Chinese Premier Li Keqeiang was elected in March last year, and has promised considerable reforms to the country. But managing the slowdown in growth alongside deleveraging the public purse will be a difficult balancing act. The first victim of this duel task was solar power company Shanghai Chaori Solar which became the first default in Chinese bond market history.  While several reports heralded this default as an indicator that the end was nigh for China, Catherine Yeung, investment director for Fidelity said that the default was actually a positive indicator – and should be welcomed by investors.

“China could wipe its own debt tomorrow – but then no lessons would be learned,” she said. “These managed defaults are a sign that the corporate sector is being held accountable for its mistakes, which will help promote the kind of transparency we are used to in the West.”

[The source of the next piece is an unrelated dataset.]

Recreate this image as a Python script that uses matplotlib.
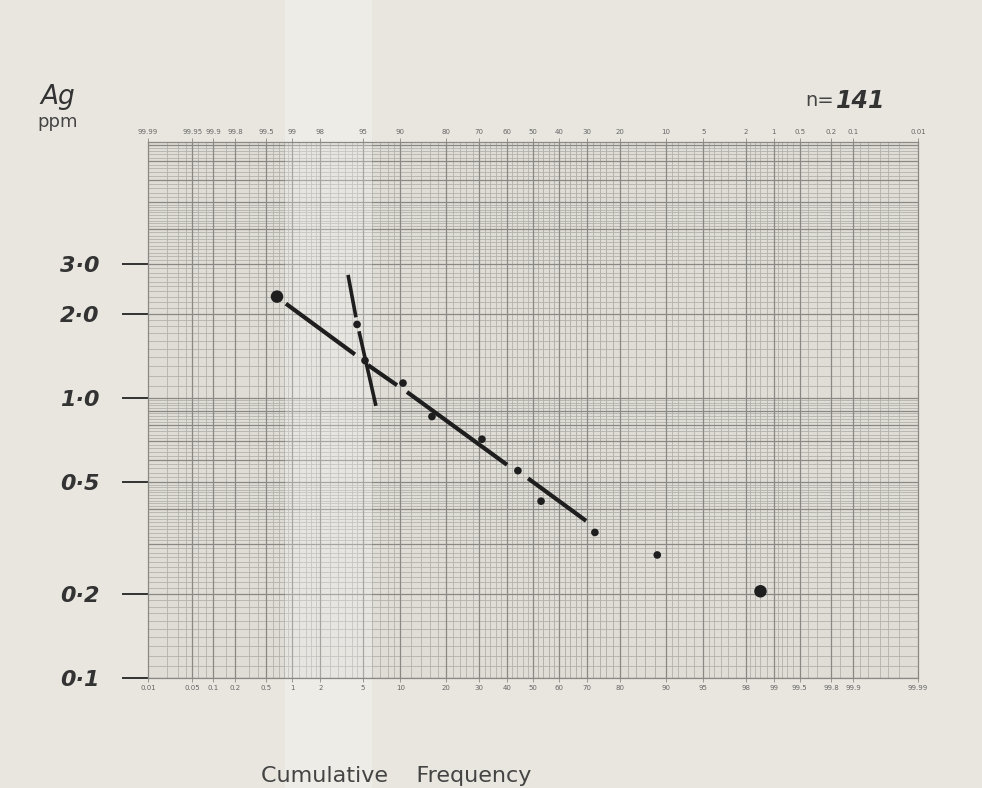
import numpy as np
import matplotlib
matplotlib.use("Agg")
import matplotlib.pyplot as plt
from matplotlib.patches import Rectangle
from statistics import NormalDist

# data (Ag, ppm vs cumulative frequency %)
cum_freq = [0.67, 4.46, 5.23, 10.46, 16.45, 31.1, 44.2, 53.1, 72.5, 88.5, 98.6]
ag_ppm = [2.30, 1.83, 1.36, 1.13, 0.858, 0.712, 0.550, 0.428, 0.331, 0.275, 0.204]
big_dots = [0, 10]  # the two outliers are drawn with larger dots

# hand-drawn fitted lines (pairs of end points), main population line has small gaps
main_line_x = [[0.85, 4.27], [5.55, 9.45], [11.18, 40.1], [48.1, 69.6]]
main_line_y = [[2.17, 1.43], [1.31, 1.11], [1.05, 0.577], [0.516, 0.364]]
steep_line_x = [[3.70, 4.36], [4.64, 6.46]]
steep_line_y = [[2.75, 1.94], [1.73, 0.937]]

bottom_ticks = [0.01, 0.05, 0.1, 0.2, 0.5, 1, 2, 5, 10, 20, 30, 40, 50,
                60, 70, 80, 90, 95, 98, 99, 99.5, 99.8, 99.9, 99.99]
bottom_labels = ["0.01", "0.05", "0.1", "0.2", "0.5", "1", "2", "5", "10", "20", "30",
                 "40", "50", "60", "70", "80", "90", "95", "98", "99", "99.5", "99.8",
                 "99.9", "99.99"]
top_labels = ["99.99", "99.95", "99.9", "99.8", "99.5", "99", "98", "95", "90", "80",
              "70", "60", "50", "40", "30", "20", "10", "5", "2", "1", "0.5", "0.2",
              "0.1", "0.01"]
y_ticks = [0.1, 0.2, 0.5, 1.0, 2.0, 3.0]
y_labels = ["0·1", "0·2", "0·5", "1·0", "2·0", "3·0"]

PAPER = "#e8e6df"
INK = "#1e1e1e"
FINE = "#b3b1ab"
MAJOR = "#8a8884"

_nd = NormalDist()
_ppf = np.vectorize(_nd.inv_cdf, otypes=[float])
_cdf = np.vectorize(_nd.cdf, otypes=[float])


def prob_fwd(p):
    p = np.clip(np.asarray(p, float), 1e-5, 100 - 1e-5)
    return _ppf(p / 100.0)


def prob_inv(z):
    return _cdf(np.asarray(z, float)) * 100.0


W, H = 982, 788
fig = plt.figure(figsize=(W / 100, H / 100), dpi=100, facecolor=PAPER)
L, R, T, B = 148, 918, 142, 678
ax = fig.add_axes([L / W, 1 - B / H, (R - L) / W, (B - T) / H])
ax.set_facecolor("#dfddd6")
ax.set_xscale("function", functions=(prob_fwd, prob_inv))
ax.set_yscale("log")
ax.set_xlim(0.01, 99.99)
ax.set_ylim(0.1, 8.2)

# probability-paper grid
fine_x = ([0.02, 0.03, 0.04, 0.06, 0.08, 0.15, 0.3, 0.4, 0.6, 0.7, 0.8, 0.9, 1.2, 1.4,
           1.6, 1.8, 2.5, 3, 3.5, 4, 4.5, 6, 7, 8, 9]
          + list(np.arange(12, 90, 2)))
fine_x = fine_x + [100 - v for v in fine_x if v < 50]
for v in fine_x:
    ax.axvline(v, color=FINE, lw=0.6, zorder=0.4)
for v in bottom_ticks[1:-1]:
    ax.axvline(v, color=MAJOR, lw=0.9, zorder=0.5)
for dec in [0.1, 1.0]:
    for k in np.arange(1.0, 10.0, 0.1):
        if k < 5 or abs((k * 10) % 2) < 1e-6:
            ax.axhline(k * dec, color=FINE, lw=0.6, zorder=0.4)
    for k in range(1, 10):
        ax.axhline(k * dec, color=MAJOR, lw=0.9, zorder=0.5)

# scanner light band
ax.add_patch(Rectangle((285 / W, 0), 87 / W, 1, transform=fig.transFigure,
                       facecolor="white", alpha=0.25, lw=0, zorder=1, clip_on=False))

for spine in ax.spines.values():
    spine.set_color(MAJOR)
    spine.set_linewidth(0.9)

# fitted lines
for xs, ys in zip(main_line_x, main_line_y):
    ax.plot(xs, ys, color=INK, lw=3.0, solid_capstyle="butt", zorder=3)
for xs, ys in zip(steep_line_x, steep_line_y):
    ax.plot(xs, ys, color=INK, lw=2.6, solid_capstyle="butt", zorder=3)

sizes = [9 if i in big_dots else 5.5 for i in range(len(cum_freq))]
ax.scatter(cum_freq, ag_ppm, s=[s ** 2 for s in sizes], color=INK, zorder=4, lw=0)

# axes ticks
ax.set_xticks(bottom_ticks)
ax.set_xticklabels(bottom_labels)
ax.tick_params(axis="x", which="both", length=3, width=0.6, color=MAJOR,
               labelsize=5, labelcolor="#666666", pad=2)
ax.minorticks_off()
ax.set_yticks(y_ticks)
ax.set_yticklabels(y_labels, fontstyle="italic", fontweight="bold", fontsize=16,
                   color="#333333")
ax.tick_params(axis="y", which="major", length=19, width=1.4, color="#333333", pad=16)
ax.yaxis.set_minor_locator(matplotlib.ticker.NullLocator())

ax2 = ax.twiny()
ax2.set_xscale("function", functions=(prob_fwd, prob_inv))
ax2.set_xlim(ax.get_xlim())
ax2.set_xticks(bottom_ticks)
ax2.set_xticklabels(top_labels)
ax2.tick_params(axis="x", length=3, width=0.6, color=MAJOR, labelsize=5,
                labelcolor="#666666", pad=2)
ax2.minorticks_off()
for spine in ax2.spines.values():
    spine.set_visible(False)

# annotations
fig.text(58 / W, 1 - 97 / H, "Ag", fontsize=19, fontstyle="italic", color="#333333",
         ha="center", va="center")
fig.text(58 / W, 1 - 122 / H, "ppm", fontsize=13, color="#444444",
         ha="center", va="center")
fig.text(805 / W, 1 - 101 / H, "n=", fontsize=14, color="#444444",
         ha="left", va="center")
fig.text(836 / W, 1 - 101 / H, "141", fontsize=17, fontstyle="italic", fontweight="bold",
         color="#333333", ha="left", va="center")
fig.text(396 / W, 1 - 776 / H, "Cumulative    Frequency", fontsize=16, color="#444444",
         ha="center", va="center")

fig.savefig("out.png", dpi=100, facecolor=PAPER)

Evidence of reform is visible. Old cement factories and polluting industrial firms are being closed down as they fail to comply with China’s new environmental policies.

“The government is being hard on state owned enterprises and encouraging small and medium sized business,” said Yeung. “China has the cash to reform and shut down sectors it does not consider support the nation’s long term growth strategy – while still achieving growth.”

China is reforming its social policy too. The Chinese have not had social security in the past, and distrusted the stock market – which is why property became such a popular store of wealth. But the government has plans for a new pension system, outsourcing investment mandates to private companies, bringing it more in line with those in developed economies.

Not that these changes will bring about overnight results. The negativity surrounding China is intense, and the nation has a considerable mountain to climb before it can say the problems of the past five years are behind it – even further to go it is stable enough to weather another macro disaster.

“China has a very clear roadmap to reform,” said Langridge. “China has borrowed too much, and financed itself in a way that is inefficient at best, corrupt at worst. But the problems are being tackled, and for stock pickers there are some great opportunities in the region.”